I'm currently setting up a new ASA active/standby cluster, it will replace the current PIX cluster that is managed by another company.

The plan is to shutdown the interfaces on the switches where the PIX boxes are connected and activate the switchports where the new ASA's are connected. Sounds easy, but I'm afraid I will get into trouble with the cached ARP entries on the routers and hosts on the network ( and there are lots of them ), they will keep pointing at the mac addresses of the old PIX firewalls until the cached entries time out and that can take a long time.

So, I was wondering if there is a way to force the ASA's to send out a gratuitous arp that would update all the entries in the routers and hosts connected on the network ?

 

Any help would be much appreciated.

 

 

 

 

4 Replies 4

Marvin Rhoads
Hall of Fame
Hall of Fame

I don't think you can force the ASA directly. A failover event will initiate a gratuitous ARP. So you could failover and get one sent out that way.

I've usually taken the path of clearing the ARP cache on on of the upstream / downstream devices and then pinging the ASA. That will casue those devices to send out an ARP request and the ASA will reply.

Well, there *is* a way to send a gratious arp.
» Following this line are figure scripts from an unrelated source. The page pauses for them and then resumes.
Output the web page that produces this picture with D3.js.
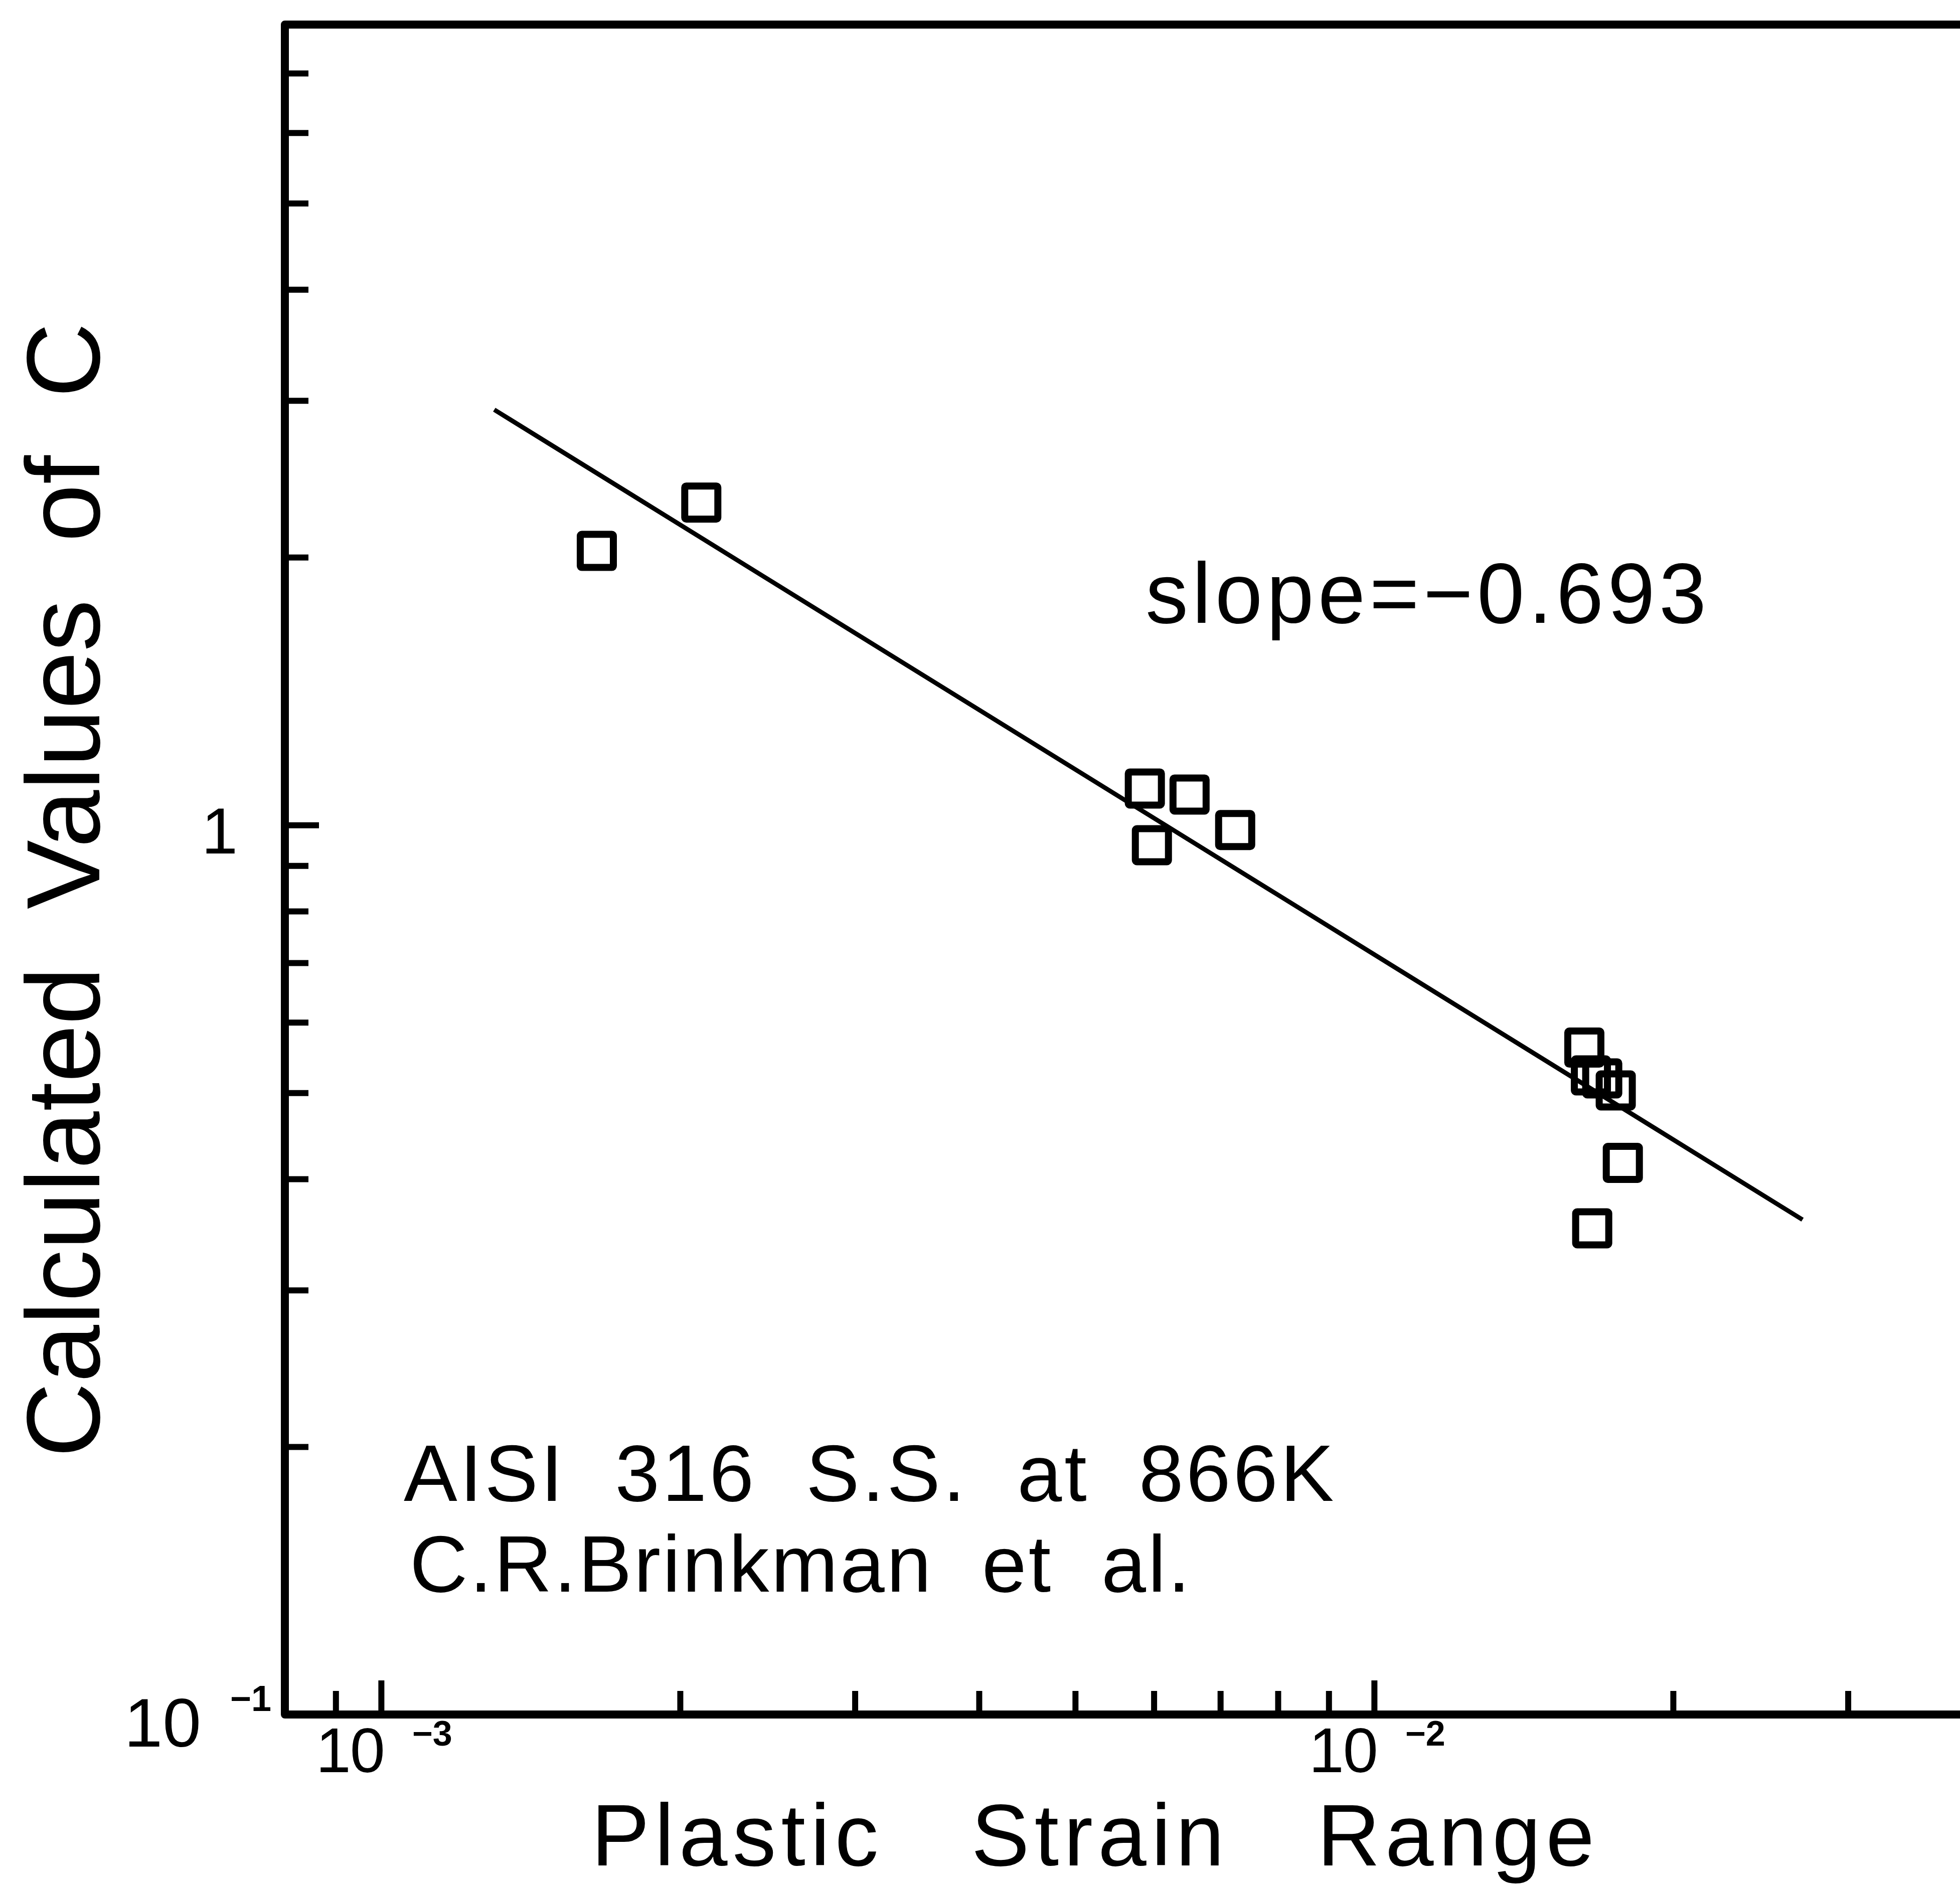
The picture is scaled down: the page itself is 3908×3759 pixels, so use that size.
<!DOCTYPE html>
<html>
<head>
<meta charset="utf-8">
<script src="https://cdn.jsdelivr.net/npm/d3@7"></script>
<style>
  html, body { margin: 0; padding: 0; background: #fff; }
  svg { display: block; }
  text { font-family: "Liberation Sans", Arial, sans-serif; fill: #000; white-space: pre; }
</style>
</head>
<body>
<svg id="chart"></svg>
<script>
// ---- data ----
const strainRange = [0.001649, 0.002101, 0.005876, 0.006518, 0.005973, 0.007245,
                     0.01628, 0.01653, 0.01697, 0.01751, 0.0178, 0.01658];
const valuesC     = [2.033, 2.304, 1.099, 1.082, 0.949, 0.987,
                     0.562, 0.523, 0.519, 0.503, 0.417, 0.352];

const fitStrain = [0.0013, 0.027];
const fitC      = [2.93, 0.36];

const xMajorTicks = [0.001, 0.01];
const xMinorTicks = [0.0009, 0.002, 0.003, 0.004, 0.005, 0.006, 0.007, 0.008, 0.009, 0.02, 0.03, 0.04];
const yMajorTicks = [1];
const yMinorTicks = [0.2, 0.3, 0.4, 0.5, 0.6, 0.7, 0.8, 0.9, 2, 3, 4, 5, 6, 7];

const xTickLabelValues = [0.001, 0.01];
const xTickLabelBase   = ["10", "10"];
const xTickLabelExp    = ["\u22123", "\u22122"];
const yTickLabelValues = [0.1, 1];
const yTickLabelBase   = ["10", "1"];
const yTickLabelExp    = ["\u22121", ""];

const xTitle = "Plastic   Strain   Range";
const yTitle = "Calculated  Values  of  C";
const slopeLabel = "slope=\u22120.693";
const sourceLines = ["AISI  316  S.S.  at  866K", "C.R.Brinkman  et  al."];

// ---- layout ----
const W = 3908, H = 3759;
const svg = d3.select("#chart").attr("width", W).attr("height", H);
svg.append("rect").attr("width", W).attr("height", H).attr("fill", "#fff");

const x = d3.scaleLog().domain([0.0008, 0.04]).range([568, 568 + Math.log10(50) * 1980]);
const y = d3.scaleLog().domain([0.1, 7.94]).range([3419, 49]);

const [x0, x1] = x.range();
const [yb, yt] = y.range();

// frame (left, top, bottom; right side lies outside the picture)
svg.append("path")
  .attr("d", `M${x1 + 60},${yt}H${x0}V${yb}H${x1 + 60}`)
  .attr("fill", "none").attr("stroke", "#000")
  .attr("stroke-width", 16).attr("stroke-linejoin", "round");

function styleTicks(g) {
  g.select(".domain").remove();
  g.selectAll(".tick line").attr("stroke", "#000").attr("stroke-width", 12);
}

svg.append("g").attr("transform", `translate(0,${yb})`)
  .call(d3.axisBottom(x).tickValues(xMinorTicks).tickSize(-47).tickFormat(""))
  .call(styleTicks);
svg.append("g").attr("transform", `translate(0,${yb})`)
  .call(d3.axisBottom(x).tickValues(xMajorTicks).tickSize(-68).tickFormat(""))
  .call(styleTicks);
svg.append("g").attr("transform", `translate(${x0},0)`)
  .call(d3.axisLeft(y).tickValues(yMinorTicks).tickSize(-47).tickFormat(""))
  .call(styleTicks);
svg.append("g").attr("transform", `translate(${x0},0)`)
  .call(d3.axisLeft(y).tickValues(yMajorTicks).tickSize(-68).tickFormat(""))
  .call(styleTicks);

// x tick labels (10 with superscript exponent)
xTickLabelValues.forEach((v, i) => {
  svg.append("text").attr("x", x(v) + 6).attr("y", yb + 115)
    .attr("text-anchor", "end").attr("font-size", 126).attr("letter-spacing", -2)
    .text(xTickLabelBase[i]);
  svg.append("text").attr("x", x(v) + 62).attr("y", yb + 62)
    .attr("text-anchor", "start").attr("font-size", 70).attr("font-weight", "bold")
    .text(xTickLabelExp[i]);
});

// y tick labels
yTickLabelValues.forEach((v, i) => {
  if (yTickLabelExp[i]) {
    svg.append("text").attr("x", 401).attr("y", y(v) + 64)
      .attr("text-anchor", "end").attr("font-size", 138).text(yTickLabelBase[i]);
    svg.append("text").attr("x", 459).attr("y", y(v) - 7)
      .attr("text-anchor", "start").attr("font-size", 72).attr("font-weight", "bold")
      .text(yTickLabelExp[i]);
  } else {
    svg.append("text").attr("x", 474).attr("y", y(v) + 57)
      .attr("text-anchor", "end").attr("font-size", 130).text(yTickLabelBase[i]);
  }
});

// fitted line
const pts = fitStrain.map((d, i) => [d, fitC[i]]);
svg.append("path")
  .attr("d", d3.line().x(d => x(d[0])).y(d => y(d[1]))(pts))
  .attr("fill", "none").attr("stroke", "#000").attr("stroke-width", 9);

// data squares
const side = 66;
svg.append("g").selectAll("rect")
  .data(strainRange.map((d, i) => ({ e: d, c: valuesC[i] })))
  .join("rect")
  .attr("x", d => x(d.e) - side / 2)
  .attr("y", d => y(d.c) - side / 2)
  .attr("width", side).attr("height", side)
  .attr("rx", 3)
  .attr("fill", "none").attr("stroke", "#000").attr("stroke-width", 14);

// annotations
svg.append("text").attr("x", 2284).attr("y", 1242)
  .attr("font-size", 170).attr("letter-spacing", 8).text(slopeLabel);

svg.append("text").attr("x", 805).attr("y", 2993)
  .attr("font-size", 160).attr("letter-spacing", 5).text(sourceLines[0]);
svg.append("text").attr("x", 817).attr("y", 3174)
  .attr("font-size", 160).attr("letter-spacing", 4).text(sourceLines[1]);

// axis titles
svg.append("text").attr("x", 2184).attr("y", 3720)
  .attr("text-anchor", "middle").attr("font-size", 174).attr("letter-spacing", 10).text(xTitle);
svg.append("text")
  .attr("transform", "translate(198,1775) rotate(-90)")
  .attr("text-anchor", "middle").attr("font-size", 207).text(yTitle);
</script>
</body>
</html>
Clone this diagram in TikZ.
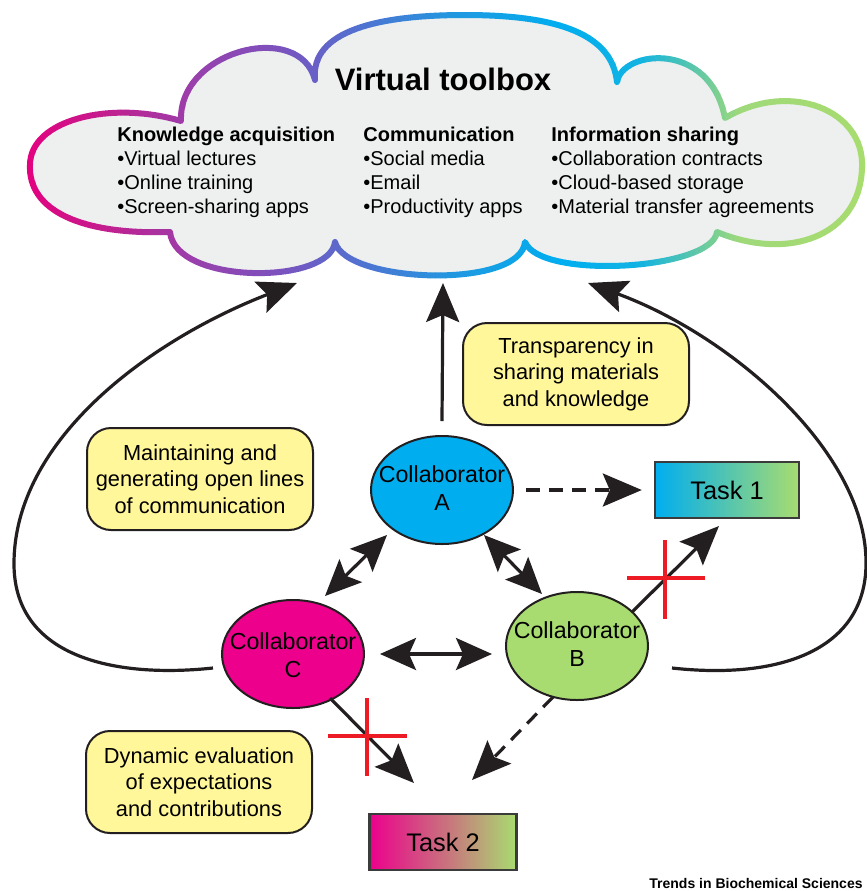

But I'm not sure if that will help you in your situation ...

When you configure an IP address on the interface, a gratious arp is sent for that IP. If you cycle through all IPs that you use for NAT on the interface, then the other devices get updated for all these addresses.

Cisco Ham
Level 1
Level 1

Thank you for your answers, I think I'll try the failover. I wonder if it will initiate a gratuitous ARP, after all the secondary asa will take over the IP and MAC addresses of the primary, so in case of the failover nothing really changes that would require a gratuitous to be send out ?

Another thing I was thinking about was to do a ping from the ASA to the broadcast address of each interface, I wonder if that would work.

I wonder if it will initiate a gratuitous ARP, after all the secondary asa will take over the IP and MAC addresses of the primary, so in case of the failover nothing really changes that would require a gratuitous to be send out ?

 

From the standpoint of a host or router that communicates with the ASA, nothing changes. But the secondary ASA is very likely connected to a different switchport then the primary ASA. With the help of the gratious ARP the MAC-table of the switch gets updated.